If the pork is thin enough to cook in a skillet in under 10 minutes, treat it like a cutlet. If it is thick, bone-in, or meant for grilling or roasting, treat it like a pork chop.
02 What Are Pork Cutlets?
Pork cutlets are not a separate animal part. They are a preparation style: thin, even slices of pork that cook quickly. Most American grocery stores sell them as boneless pork cutlets, thin pork loin cutlets, or boneless center-cut chop cutlets.
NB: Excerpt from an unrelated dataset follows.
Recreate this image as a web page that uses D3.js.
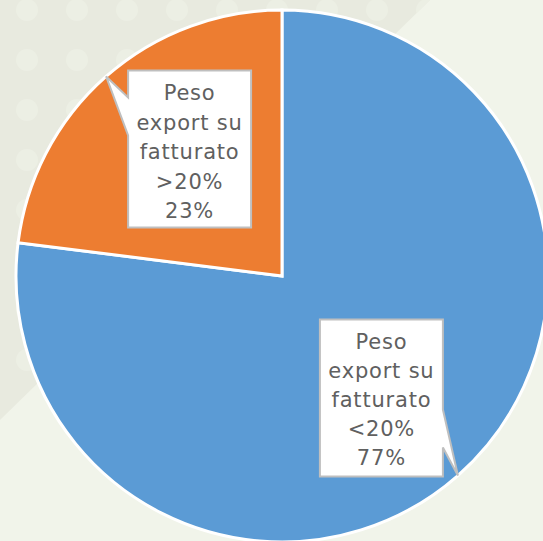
<!DOCTYPE html>
<html>
<head>
<meta charset="utf-8">
<script src="https://cdn.jsdelivr.net/npm/d3@7"></script>
<style>
  html, body { margin: 0; padding: 0; background: #f1f4ea; overflow: hidden; }
  svg { display: block; }
</style>
</head>
<body>
<div id="chart"></div>
<script>
// data
const categories = ["Peso export su fatturato <20%", "Peso export su fatturato >20%"];
const values = [77, 23];
const colors = ["#5b9bd5", "#ed7d31"];
const labelLines = [
    ["Peso", "export su", "fatturato", "<20%", "77%"],
    ["Peso", "export su", "fatturato", ">20%", "23%"]
];

(function() {
    const width = 543, height = 541;
    const cx = 282, cy = 276, radius = 266;

    const svg = d3.select("#chart").append("svg")
        .attr("width", width)
        .attr("height", height);

    // background: light base, darker diagonal band top-left with faint dots
    svg.append("rect")
        .attr("width", width).attr("height", height)
        .attr("fill", "#f1f4ea");

    const defs = svg.append("defs");
    defs.append("clipPath").attr("id", "bgclip")
        .append("path")
        .attr("d", "M0,0 L430,0 L0,420 Z");

    const bg = svg.append("g").attr("clip-path", "url(#bgclip)");
    bg.append("rect")
        .attr("width", width).attr("height", height)
        .attr("fill", "#e8eadf");

    const dots = [];
    for (let i = 0; i < 9; i++) {
        for (let j = 0; j < 9; j++) {
            dots.push([27 + i * 50, 10 + j * 50]);
        }
    }
    bg.selectAll("circle.dot")
        .data(dots)
        .enter().append("circle")
        .attr("class", "dot")
        .attr("cx", d => d[0])
        .attr("cy", d => d[1])
        .attr("r", 11)
        .attr("fill", "#ecefe4");

    // pie
    const pie = d3.pie().sort(null).value(d => d);
    const arcs = pie(values);

    const arc = d3.arc().innerRadius(0).outerRadius(radius);
    const edgeArc = d3.arc().innerRadius(radius).outerRadius(radius);

    const g = svg.append("g")
        .attr("transform", `translate(${cx},${cy})`);

    g.selectAll("path.slice")
        .data(arcs)
        .enter().append("path")
        .attr("class", "slice")
        .attr("d", arc)
        .attr("fill", (d, i) => colors[i])
        .attr("stroke", "#ffffff")
        .attr("stroke-width", 3)
        .attr("stroke-linejoin", "miter");

    // callout labels: pointer tip sits on the rim at each slice's mid angle
    const boxW = 123, boxH = 157;
    const callouts = [
        { dx: -138, dy: -156, side: "right", w1: 90, w2: 128, first: 29, step: 29 },
        { dx: 22, dy: -6, side: "left", w1: 27, w2: 65, first: 30, step: 29.5 }
    ];

    arcs.forEach(function(d, i) {
        const c = edgeArc.centroid(d);
        const tx = cx + c[0], ty = cy + c[1];
        const o = callouts[i];
        const x0 = tx + o.dx, y0 = ty + o.dy;
        const x1 = x0 + boxW, y1 = y0 + boxH;

        let p;
        if (o.side === "left") {
            p = `M${x0},${y0} L${x1},${y0} L${x1},${y1} L${x0},${y1} L${x0},${y0 + o.w2} L${tx},${ty} L${x0},${y0 + o.w1} Z`;
        } else {
            p = `M${x0},${y0} L${x1},${y0} L${x1},${y0 + o.w1} L${tx},${ty} L${x1},${y0 + o.w2} L${x1},${y1} L${x0},${y1} Z`;
        }

        svg.append("path")
            .attr("d", p)
            .attr("fill", "#ffffff")
            .attr("stroke", "#bfbfbf")
            .attr("stroke-width", 2)
            .attr("stroke-linejoin", "miter");

        const text = svg.append("text")
            .attr("text-anchor", "middle")
            .attr("font-family", "'DejaVu Sans', sans-serif")
            .attr("font-size", "21px")
            .attr("letter-spacing", "0.8px")
            .attr("fill", "#606060");

        text.selectAll("tspan")
            .data(labelLines[i])
            .enter().append("tspan")
            .attr("x", (x0 + x1) / 2)
            .attr("y", (t, k) => y0 + o.first + k * o.step)
            .text(t => t);
    });
})();
</script>
</body>
</html>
The best pork cutlets are thin but not shredded, lean but not dry, and evenly shaped enough to cook at the same rate. If one side is thick and the other is thin, the thin side will overcook before the thick side reaches temperature.
03 Pork Chop vs Pork Loin: What Is the Difference?
A pork chop is a portion cut from the pork loin. Pork loin is the larger lean muscle running along the back of the pig. In practical cooking terms, pork loin is the source; pork chops and many pork cutlets are the smaller cuts made from it.

Thicker serving cut
Usually 3/4 to 1 1/2 inches thick. Can be bone-in or boneless. Best for grilling, searing, baking, or pounding into cutlets.
Large lean muscle
Often sold as a roast. Can be sliced into chops or thin pork loin cutlets. Lean, mild, and easy to overcook if treated carelessly.
Thin quick-cooking piece
Usually boneless and evenly thin. Best for breading, pan-frying, pork schnitzel, and fast skillet meals.
04 Pork Chop Cutlets vs Pork Loin Cutlets
Both can work in a pork cutlet recipe, but they behave slightly differently. The best choice depends on whether you want tenderness, uniform shape, or a richer bite.
| Cut | Best For | Texture | Ideal Thickness | Cook Time | Pull Temp |
|---|---|---|---|---|---|
| Pork Chop Cutlets | Juicier breaded cutlets | Slightly richer if marbled | 1/4–1/2 inch | 3–4 min/side | 145°F |
| Pork Loin Cutlets | Uniform schnitzel-style cutlets | Lean, clean, mild | 1/4–1/2 inch | 3–4 min/side | 145°F |
| Thin Store Cutlets | Fast weeknight skillet meals | Depends on source cut | About 1/4 inch | 2–3 min/side | 145°F |
| Regular Pork Chops | Grilling, searing, baking | Juicier when thicker | 3/4–1 1/2 inch | Varies by method | 145°F |
For a public-facing official reference, check the FoodSafety.gov safe minimum internal temperatures chart.
05 How to Identify Each Cut at the Store


For breaded cutlets, look for boneless loin chops, center-cut pork cutlets, or thin pork loin slices. Avoid packages with uneven thickness unless you are willing to pound them flat before cooking.
06 Quick Pork Cutlet Recipe
This simple pork cutlet recipe works with pork loin cutlets or pork chop cutlets. The goal is a crisp crust, juicy center, and clean pork flavor.
Step-by-Step Method

Pound and season
Pat the pork dry, then pound each piece evenly to about 1/4 to 1/2 inch thick. Season both sides with salt and black pepper.

Bread lightly
Dredge in flour, dip in beaten egg, then press into seasoned breadcrumbs. Keep the coating even, not heavy.

Pan-fry until golden
Heat a thin layer of oil over medium to medium-high heat. Cook the cutlets 3 to 4 minutes per side until golden and crisp.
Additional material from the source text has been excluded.